Natif de Riyad, en 1957, Oussama est l’un des cinquante-deux fils et filles de Mohamed Ben Laden, un Yéménite venu s’installer dans le désert d’Arabie dès la création du royaume par Abdelaziz Ibn Saoud, en 1932. La population, composée de Bédouins plus chasseurs que bâtisseurs, ne se caractérisait pas par son ardeur au travail. Une bénédiction pour Mohamed Ben Laden, qui se lance dans le bâtiment et devient l’un des entrepreneurs les plus en vue. Il construit pour Abdelaziz son premier grand palais de Riyad : El Yamama. Et se convertit au wahhabisme, doctrine religieuse rigoriste. Il le fait avec zèle et conviction. L’éducation qu’il donnera à ses enfants s’en ressentira. Oussama fait un choix paradoxal : au confort matériel que permettait la fortune du père, il privilégie la vie d’ascète que prônait Mohamed Abdelwahhab, fondateur du wahhabisme à la fin du XVIIIe siècle.
Enfant, Oussama avait pour compagnons de jeux la progéniture des Al Saoud. Adolescent, il préfère la compagnie des théologiens, invités permanents dans la maison paternelle. Ses études en économie, avec spécialité en marketing, à l’université de Djeddah, lui permettent de sortir du cocon familial et de s’intéresser à une autre réalité : celle de l’islam dans le reste du monde.
L’invasion de l’Afghanistan, en 1979, par l’armée Rouge lui donne l’occasion de troquer définitivement les habits du jeune diplômé, promis à une belle carrière au sein du groupe Ben Laden, contre les guenilles du djihad permanent. Il organise et finance le départ des volontaires arabes pour la guerre contre le communisme, crée, en 1989, avec l’aide des services saoudiens et la bienveillance de la CIA, el-Qaïda, « la Base », une structure destinée à encadrer les moudjahidine arabes et à leur fournir une « assistance administrative ». En d’autres termes, à les doter de faux papiers leur permettant de voyager.
Le retrait de l’armée Rouge est vite suivi de la désagrégation de l’Empire soviétique. Ben Laden n’a pas le temps de s’en réjouir qu’un événement majeur intervient : l’invasion du Koweït, le 2 août 1990, par les blindés irakiens. Une large coalition militaire composée de vingt-sept pays se forme, et les Al Saoud autorisent l’installation d’une base aérienne américaine à Riyad et une autre à Dharan. Oussama Ben Laden entre en rébellion contre ses anciens bienfaiteurs. Il dénonce la présence d’infidèles sur la Terre sacrée, à proximité de La Mecque et de Médine.

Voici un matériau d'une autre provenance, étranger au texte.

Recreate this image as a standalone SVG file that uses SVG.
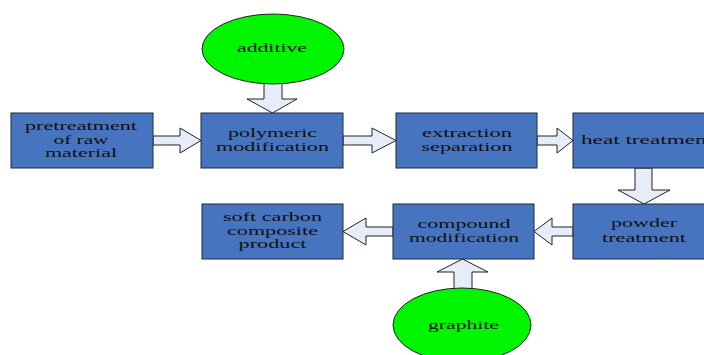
<svg xmlns="http://www.w3.org/2000/svg" width="704" height="355" viewBox="0 0 704 355">
<style>
.box{fill:#4674BF;stroke:#1f2a3a;stroke-width:1}
.ell{fill:#00F500;stroke:#222;stroke-width:1}
.arr{fill:#E6EDF8;stroke:#222;stroke-width:1;stroke-linejoin:miter}
text{font-family:"Liberation Serif","Times New Roman",serif;font-size:12px;fill:#111;text-anchor:middle}
</style>
<rect width="704" height="355" fill="#fff"/>
<g id="connectors">
<polygon class="arr" points="153,136 180,136 180,128 201,140.5 180,153 180,145 153,145"/>
<polygon class="arr" points="343,136 372,136 372,128 396,140.5 372,153 372,145 343,145"/>
<polygon class="arr" points="537,136 557,136 557,128 573,140.5 557,153 557,145 537,145"/>
<polygon class="arr" points="393,227 366,227 366,218 343,231.5 366,245 366,236 393,236"/>
<polygon class="arr" points="573,227 552,227 552,218 534,231.5 552,245 552,236 573,236"/>
<polygon class="arr" points="264,82 282,82 282,99 297,99 272.5,113 247,99 264,99"/>
<polygon class="arr" points="635,168 652,168 652,190 670,190 644,204 618,190 635,190"/>
<polygon class="arr" points="454,290 472,290 472,272 488,272 462.5,259 437,272 454,272"/>
</g>
<g id="additive">
<ellipse class="ell" cx="273" cy="49" rx="71" ry="35"/>
<text x="272" y="52" textLength="70" lengthAdjust="spacingAndGlyphs">additive</text>
</g>
<g id="graphite">
<ellipse class="ell" cx="462" cy="325" rx="69" ry="37"/>
<text x="463.5" y="329" textLength="71" lengthAdjust="spacingAndGlyphs">graphite</text>
</g>
<g id="pretreatment">
<rect class="box" x="11" y="113" width="142" height="55"/>
<text x="81" y="130" textLength="112" lengthAdjust="spacingAndGlyphs">pretreatment</text>
<text x="81" y="144" textLength="55" lengthAdjust="spacingAndGlyphs">of raw</text>
<text x="81" y="157" textLength="72" lengthAdjust="spacingAndGlyphs">material</text>
</g>
<g id="polymeric">
<rect class="box" x="201" y="113" width="142" height="55"/>
<text x="272.5" y="137" textLength="89" lengthAdjust="spacingAndGlyphs">polymeric</text>
<text x="272.5" y="151" textLength="113" lengthAdjust="spacingAndGlyphs">modification</text>
</g>
<g id="extraction">
<rect class="box" x="396" y="113" width="141" height="55"/>
<text x="467" y="137" textLength="90" lengthAdjust="spacingAndGlyphs">extraction</text>
<text x="467" y="151" textLength="91" lengthAdjust="spacingAndGlyphs">separation</text>
</g>
<g id="heat">
<rect class="box" x="573" y="113" width="141" height="55"/>
<text x="647" y="144" textLength="132" lengthAdjust="spacingAndGlyphs">heat treatment</text>
</g>
<g id="soft">
<rect class="box" x="202" y="204" width="141" height="55"/>
<text x="272.5" y="221" textLength="99" lengthAdjust="spacingAndGlyphs">soft carbon</text>
<text x="272.5" y="235" textLength="91" lengthAdjust="spacingAndGlyphs">composite</text>
<text x="272.5" y="248" textLength="68" lengthAdjust="spacingAndGlyphs">product</text>
</g>
<g id="compound">
<rect class="box" x="393" y="204" width="141" height="55"/>
<text x="464" y="228" textLength="93" lengthAdjust="spacingAndGlyphs">compound</text>
<text x="464" y="242" textLength="110" lengthAdjust="spacingAndGlyphs">modification</text>
</g>
<g id="powder">
<rect class="box" x="573" y="204" width="141" height="55"/>
<text x="644" y="227" textLength="66" lengthAdjust="spacingAndGlyphs">powder</text>
<text x="644" y="242" textLength="84" lengthAdjust="spacingAndGlyphs">treatment</text>
</g>
</svg>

Sa fortune était déjà au service des salafistes, ceux qui prônent le retour à la société mahométane. Ben Laden l’ouvre également aux opposants saoudiens, des islamistes modérés, installés à Londres. Il finance leurs publications et leurs actions de propagande contre les « émirs corrompus ». Excédés, les Al Saoud finissent par le déchoir de sa nationalité. Il n’est pas encore traqué, mais il se sent menacé. Désormais, il erre entre l’Afghanistan, le Soudan et le Yémen. Sa présence est signalée en Somalie en 1993, quand l’armée américaine est obligée de battre en retraite. Officiellement installé à Khartoum, il est contraint, en 1996, par le régime soudanais de quitter le pays et retourne en Afghanistan où ses « amis » talibans sont au pouvoir.

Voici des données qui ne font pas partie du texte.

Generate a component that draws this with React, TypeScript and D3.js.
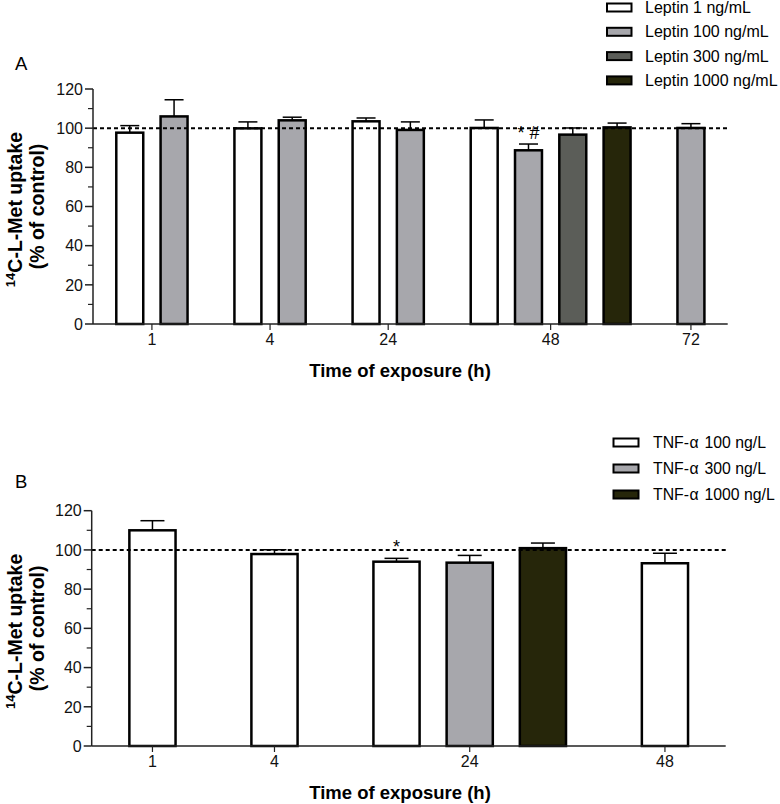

Le mythe Ben Laden naît en février 1998, quand il réunit un conclave ouvert aux grandes figures de l’islamisme pour créer le Front islamique mondial contre les juifs et les croisés. Objectif : combattre les Américains, y compris les civils, précise la fatwa, jusqu’à ce qu’ils quittent la Terre sainte d’Arabie saoudite. Six mois plus tard, les ambassades américaines de Nairobi et de Dar es-Salaam sont victimes d’attentats à la voiture piégée. Cible prioritaire du FBI et de la CIA, sa tête est mise à prix 5 millions de dollars.
Le 11 septembre 2001, une vingtaine de pirates de l’air lancent des avions sur les deux tours du World Trade Center, à New York, et sur le Pentagone. Le coupable est tout trouvé. George W. Bush déclare la guerre à un ennemi invisible, le terrorisme, dont la tête est localisée en Afghanistan, et les ramifications partout dans le monde. Débute l’infructueuse traque la plus médiatisée du siècle naissant. Non seulement le fugitif est insaisissable, mais il fait la nique à tous les limiers de la planète. De simple chef de groupe fondamentaliste radical, Ben Laden devient aux yeux de la jeunesse musulmane l’icône tant attendue. Les conditions de vie qu’il a choisies et ses options djihadistes n’en font pas un modèle, mais un « Che » dont la tête est mise à prix 25 millions de dollars. Rien n’y fait. Ni l’argent ni les satellites ne réussissent à le localiser avec précision.
En 2001, il avait frappé au coeur de l’Amérique « impie ». En 2002, il élargit le combat d’el-Qaïda à la Palestine. En 2003, il décrète l’Irak terre de djihad. En 2004, il fera certainement tout pour empêcher une normalisation en Afghanistan. Tant qu’il n’aura pas connu le sort d’un Saddam Hussein, ou celui d’un Mohamed Atef, chef militaire d’el-Qaïda tué à Kaboul, en novembre 2001, à la suite d’un bombardement américain, Oussama Ben Laden, l’imam occulté, restera celui par qui l’échec électoral peut frapper un Bush conforté par l’arrestation de Saddam Hussein.